Tragedia w Rudzie Śląskiej. Odnaleziono ciała zasztyletowanej rodziny
Prokuratura wszczęła śledztwo w sprawie zabójstwa kobiety i dwojga jej dzieci, znalezionych rano w jednym z mieszkań w Rudzie Śląskiej. Ofiary to chłopcy w wieku 13 i 6 lat oraz ich 43-letnia matka. Wszyscy mieli rany zadane ostrym narzędziem. 44-letni ojciec jest w szpitalu.
15.12.2015 | aktual.: 15.12.2015 15:16
Jak podawała policja, nad ranem w jednym z bloków w Rudzie Śląskiej znaleziono cztery osoby. Trzy z nich - dwoje dzieci i ich matka - nie żyły. 44-letni ojciec rodziny, który też miał rany kłute, po reanimacji trafił do szpitala.
Informację o formalnym wszczęciu śledztwa przekazała podczas popołudniowej konferencji prasowej zastępca prokuratora rejonowego w Rudzie Śląskiej Małgorzata Wasielke-Podleszańska. Postępowanie wszczęto pod kątem art. 148 Kodeksu karnego, czyli zabójstwa.
W środę specjaliści w dziedzinie medycyny sądowej mają przeprowadzić sekcję zwłok trzech ofiar. Ojciec rodziny, który trafił do szpitala, jest po operacji. Prokuratura nie udziela informacji na temat stanu jego zdrowia. Wiadomo jedynie, że jest on stabilny.
Prokuratura odmawia też szerszych informacji na temat dotychczasowych ustaleń, tłumacząc to dobrem postępowania. Trwają czynności procesowe i operacyjne.

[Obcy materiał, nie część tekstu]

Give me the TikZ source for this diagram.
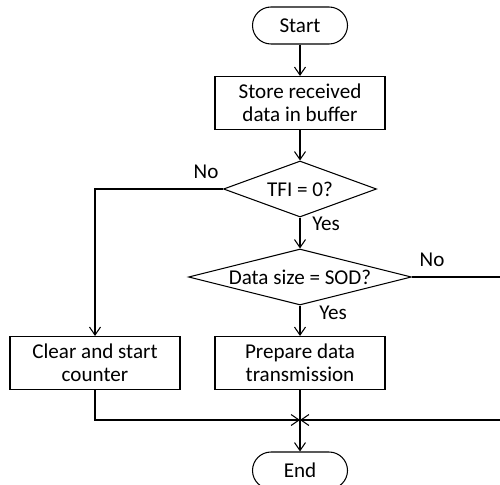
\documentclass[tikz,border=0pt]{standalone}
\usepackage{fontspec}
\setmainfont{Carlito}
\usetikzlibrary{shapes.geometric, arrows.meta, positioning}
\tikzset{
    terminal/.style={
        rectangle, draw=black, line width=0.6pt, rounded corners=0.37cm,
        minimum width=1.9cm, minimum height=0.74cm,
        fill=white, font=\fontsize{12}{13}\selectfont
    },
    process/.style={
        rectangle, draw=black, line width=0.6pt,
        minimum width=3.4cm, minimum height=1.06cm, align=center,
        fill=white, font=\fontsize{12}{13}\selectfont
    },
    decision/.style={
        diamond, draw=black, line width=0.6pt, aspect=4, inner sep=0pt,
        minimum height=1.12cm,
        fill=white, font=\fontsize{12}{13}\selectfont
    },
    flow/.style={draw=black, line width=0.6pt, -{Straight Barb[length=1.6mm, width=2.2mm]}},
    line/.style={draw=black, line width=0.6pt},
    answer/.style={font=\fontsize{12}{13}\selectfont, inner sep=0pt}
}
\begin{document}
\begin{tikzpicture}
\useasboundingbox (0,0) rectangle (10,-9.68);

% Main column
\node[terminal] (start) at (6,-0.51) {Start};
\node[process] (store) at (6,-2.06) {Store received\\data in buffer};
\node[decision, minimum width=3.06cm] (tfi) at (6,-3.78) {TFI = 0?};
\node[decision, minimum width=4.46cm] (sod) at (6,-5.54) {Data size = SOD?};
\node[process] (prep) at (6,-7.26) {Prepare data\\transmission};
\node[terminal] (end) at (6,-9.41) {End};

% Left branch
\node[process] (clear) at (1.9,-7.26) {Clear and start\\counter};

% Branch labels
\node[answer] (tfino) at (4.12,-3.43) {No};
\node[answer] (tfiyes) at (6.52,-4.48) {Yes};
\node[answer] (sodno) at (8.64,-5.19) {No};
\node[answer] (sodyes) at (6.66,-6.26) {Yes};

% Joins
\coordinate (merge) at (6,-8.4);
\coordinate (rcorner) at (10.06,-8.4);

% Connections
\draw[flow] (start) -- (store);
\draw[flow] (store) -- (tfi);
\draw[flow] (tfi) -- (sod);
\draw[flow] (sod) -- (prep);
\draw[flow] (tfi.west) -| (clear);
\draw[flow] (sod.east) -| (rcorner) -- (merge);
\draw[flow] (clear) |- (merge);
\draw[line] (prep) -- (merge);
\draw[flow] (merge) -- (end);

\end{tikzpicture}
\end{document}
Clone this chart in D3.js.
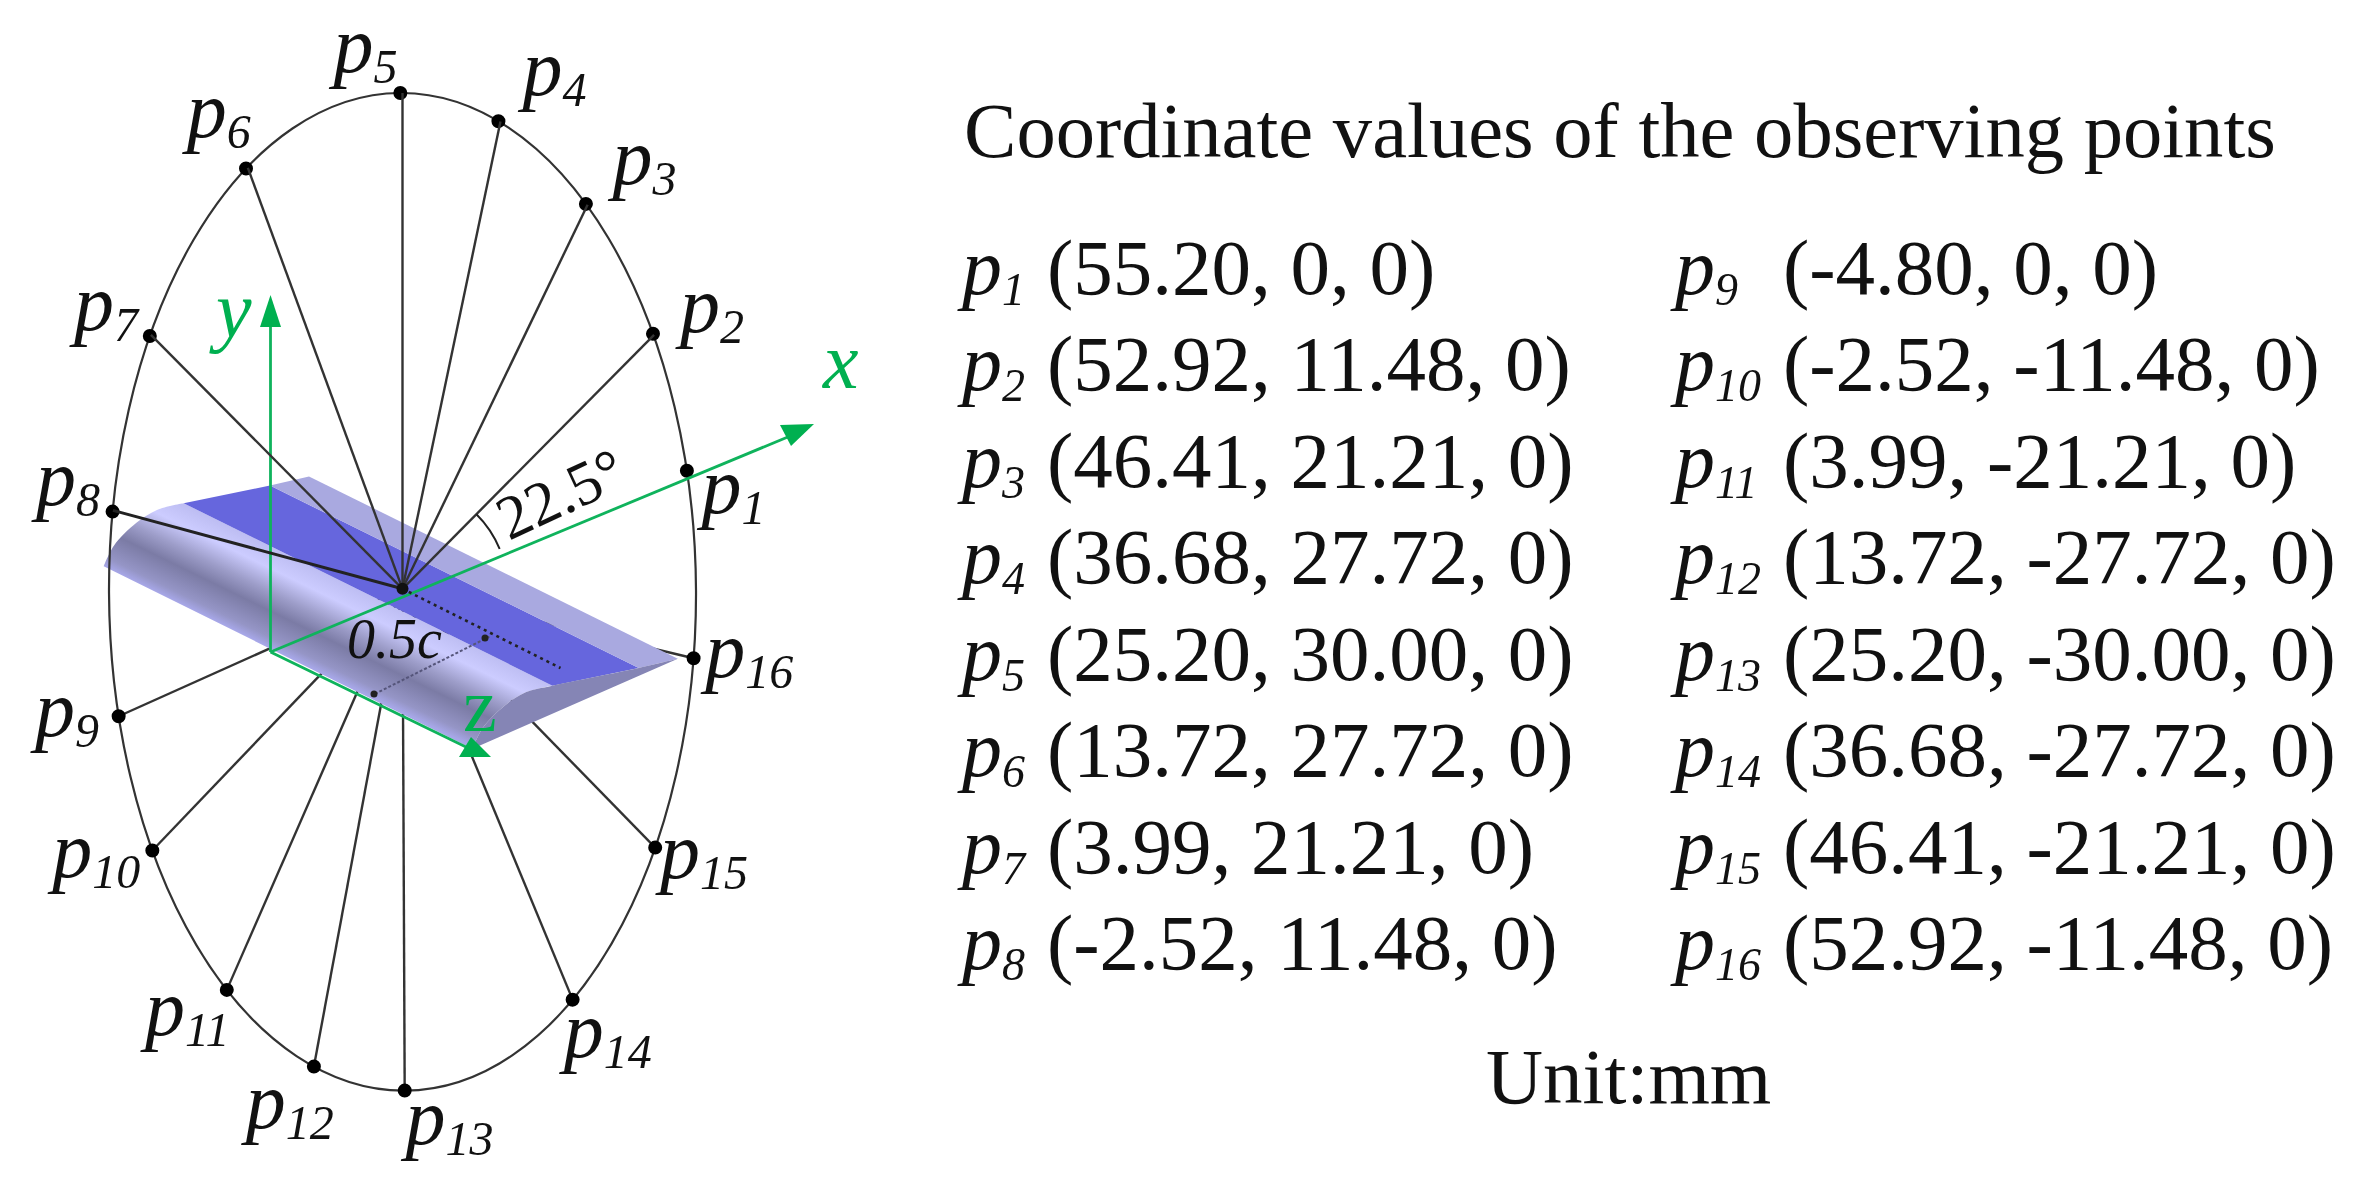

Podinspektor Krzysztof Piechaczek z rudzkiej policji powiedział, że policjanci docierają do osób, które mogą mieć wiedzę na temat okoliczności tragedii. - Dodatkowo policjanci oraz pracownicy ośrodka interwencji kryzysowej w naszym mieście zaoferowali wszelką możliwą pomoc psychologiczną dla rodzin tych osób. Ta pomoc jest udzielana - powiedział.
Najbardziej prawdopodobna hipoteza mówi o tragedii, która rozegrała się wewnątrz rodziny. Według informacji podawanych przez media, ojciec mógł mieć problemy zdrowotne. Prawdopodobnie zabił swoich bliskich, a potem próbował popełnić samobójstwo.
Jak wcześniej nieoficjalnie przekazywali policjanci, w mieszkaniu nie było śladów włamania. Drzwi wejściowe był zamknięte od środka. Zwłoki znaleźli rodzice 44-latka, którzy często przychodzili do mieszkania syna i jego rodziny. Mieli swoje klucze.